- _What the exercise asks_:
Repeat each record exactly as written, and drop any images.

- _Records shown_:

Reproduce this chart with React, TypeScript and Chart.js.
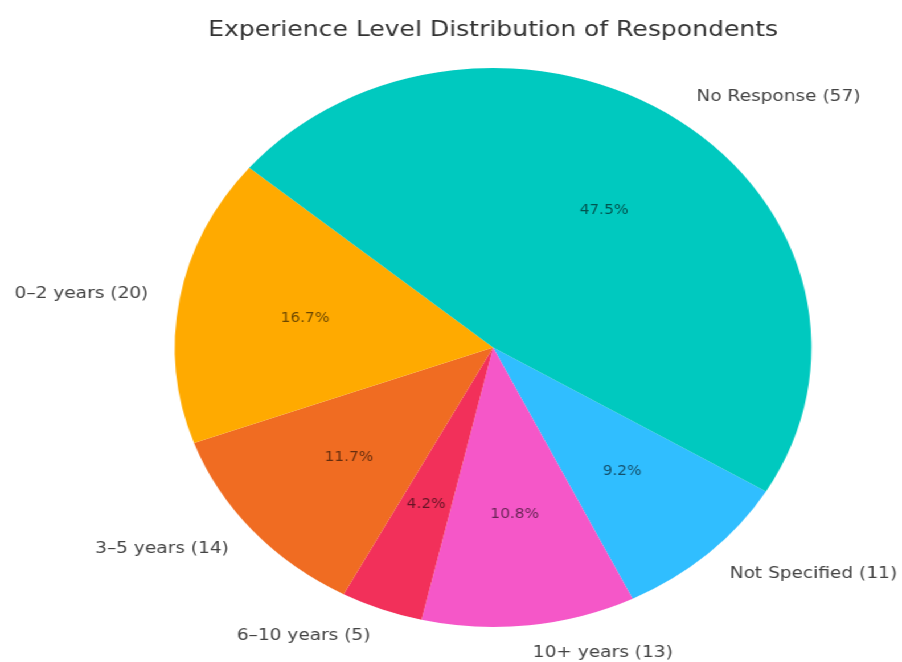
import React, { useEffect, useRef } from "react";
import { Chart, registerables } from "chart.js";

Chart.register(...registerables);

const categories = ["Not Specified", "10+ years", "6–10 years", "3–5 years", "0–2 years", "No Response"];
const counts = [11, 13, 5, 14, 20, 57];
const colors = ["#30BEFF", "#F557C8", "#F2305A", "#F06C22", "#FFAA00", "#00C9BF"];
const titleText = "Experience Level Distribution of Respondents";

const INNER_W = 792;
const INNER_H = 662;
const SCALE_X = 902 / INNER_W;

const labelPlugin = {
  id: "mplLabels",
  afterDatasetsDraw(chart: any) {
    const ctx = chart.ctx;
    const meta = chart.getDatasetMeta(0);
    const total = counts.reduce((a, b) => a + b, 0);
    ctx.save();
    meta.data.forEach((arc: any, i: number) => {
      const p = arc.getProps(["x", "y", "startAngle", "endAngle", "outerRadius"], true);
      const a = (p.startAngle + p.endAngle) / 2;
      const c = Math.cos(a);
      const s = Math.sin(a);
      // outside label
      ctx.font = "16.3px 'DejaVu Sans'";
      ctx.fillStyle = "#444444";
      ctx.textBaseline = "middle";
      ctx.textAlign = c >= 0 ? "left" : "right";
      ctx.fillText(`${categories[i]} (${counts[i]})`, p.x + p.outerRadius * 1.1 * c, p.y + p.outerRadius * 1.1 * s);
      // percent label
      ctx.font = "13.5px 'DejaVu Sans'";
      ctx.fillStyle = "rgba(0,0,0,0.58)";
      ctx.textAlign = "center";
      ctx.fillText(((counts[i] / total) * 100).toFixed(1) + "%", p.x + p.outerRadius * 0.6 * c, p.y + p.outerRadius * 0.6 * s);
    });
    ctx.restore();
  },
};

export default function App() {
  const ref = useRef<HTMLCanvasElement>(null);
  useEffect(() => {
    if (!ref.current) return;
    const chart = new Chart(ref.current, {
      type: "pie",
      data: {
        labels: categories,
        datasets: [
          {
            data: counts,
            backgroundColor: colors,
            borderWidth: 0,
          },
        ],
      },
      options: {
        responsive: false,
        animation: false,
        rotation: 121,
        devicePixelRatio: 1,
        layout: { padding: { left: 153, right: 79, top: 0, bottom: 35 } },
        plugins: {
          legend: { display: false },
          tooltip: { enabled: false },
          title: {
            display: true,
            text: titleText,
            color: "#333333",
            font: { family: "'DejaVu Sans'", size: 22, weight: "normal" },
            padding: { top: 16.8, bottom: 24.8 },
          },
        },
      },
      plugins: [labelPlugin],
    });
    return () => chart.destroy();
  }, []);
  return (
    <div
      style={{
        position: "absolute",
        left: 0,
        top: 0,
        width: INNER_W,
        height: INNER_H,
        transform: `scaleX(${SCALE_X})`,
        transformOrigin: "0 0",
        background: "#ffffff",
      }}
    >
      <canvas ref={ref} width={INNER_W} height={INNER_H} />
    </div>
  );
}
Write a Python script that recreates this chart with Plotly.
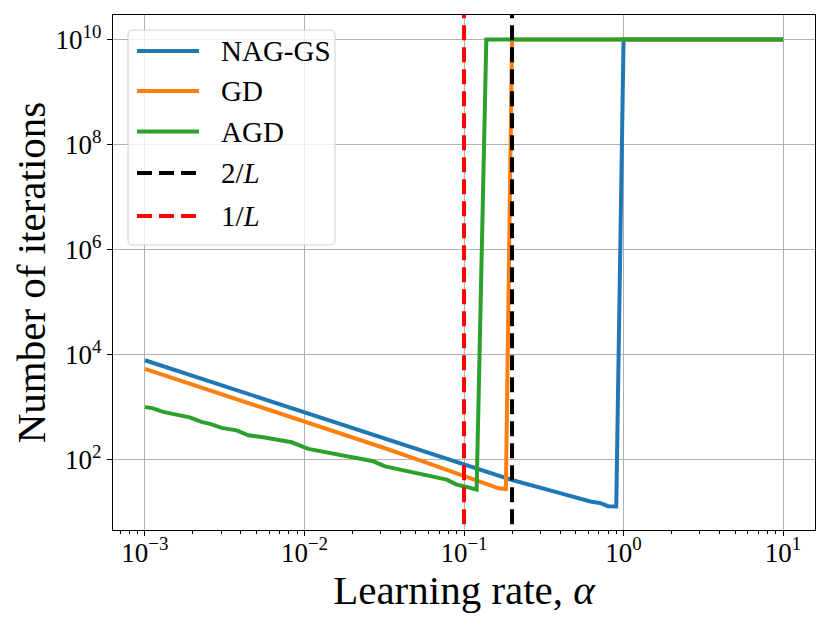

- _Written solution_:
Reproduce this chart with React, TypeScript and Chart.js.
import React, { useEffect, useRef } from "react";
import { Chart, registerables } from "chart.js";

Chart.register(...registerables);

const categories = ["Not Specified", "10+ years", "6–10 years", "3–5 years", "0–2 years", "No Response"];
const counts = [11, 13, 5, 14, 20, 57];
const colors = ["#30BEFF", "#F557C8", "#F2305A", "#F06C22", "#FFAA00", "#00C9BF"];
const titleText = "Experience Level Distribution of Respondents";

const INNER_W = 792;
const INNER_H = 662;
const SCALE_X = 902 / INNER_W;

const labelPlugin = {
  id: "mplLabels",
  afterDatasetsDraw(chart: any) {
    const ctx = chart.ctx;
    const meta = chart.getDatasetMeta(0);
    const total = counts.reduce((a, b) => a + b, 0);
    ctx.save();
    meta.data.forEach((arc: any, i: number) => {
      const p = arc.getProps(["x", "y", "startAngle", "endAngle", "outerRadius"], true);
      const a = (p.startAngle + p.endAngle) / 2;
      const c = Math.cos(a);
      const s = Math.sin(a);
      // outside label
      ctx.font = "16.3px 'DejaVu Sans'";
      ctx.fillStyle = "#444444";
      ctx.textBaseline = "middle";
      ctx.textAlign = c >= 0 ? "left" : "right";
      ctx.fillText(`${categories[i]} (${counts[i]})`, p.x + p.outerRadius * 1.1 * c, p.y + p.outerRadius * 1.1 * s);
      // percent label
      ctx.font = "13.5px 'DejaVu Sans'";
      ctx.fillStyle = "rgba(0,0,0,0.58)";
      ctx.textAlign = "center";
      ctx.fillText(((counts[i] / total) * 100).toFixed(1) + "%", p.x + p.outerRadius * 0.6 * c, p.y + p.outerRadius * 0.6 * s);
    });
    ctx.restore();
  },
};

export default function App() {
  const ref = useRef<HTMLCanvasElement>(null);
  useEffect(() => {
    if (!ref.current) return;
    const chart = new Chart(ref.current, {
      type: "pie",
      data: {
        labels: categories,
        datasets: [
          {
            data: counts,
            backgroundColor: colors,
            borderWidth: 0,
          },
        ],
      },
      options: {
        responsive: false,
        animation: false,
        rotation: 121,
        devicePixelRatio: 1,
        layout: { padding: { left: 153, right: 79, top: 0, bottom: 35 } },
        plugins: {
          legend: { display: false },
          tooltip: { enabled: false },
          title: {
            display: true,
            text: titleText,
            color: "#333333",
            font: { family: "'DejaVu Sans'", size: 22, weight: "normal" },
            padding: { top: 16.8, bottom: 24.8 },
          },
        },
      },
      plugins: [labelPlugin],
    });
    return () => chart.destroy();
  }, []);
  return (
    <div
      style={{
        position: "absolute",
        left: 0,
        top: 0,
        width: INNER_W,
        height: INNER_H,
        transform: `scaleX(${SCALE_X})`,
        transformOrigin: "0 0",
        background: "#ffffff",
      }}
    >
      <canvas ref={ref} width={INNER_W} height={INNER_H} />
    </div>
  );
}
Write a Python script that recreates this chart with Plotly.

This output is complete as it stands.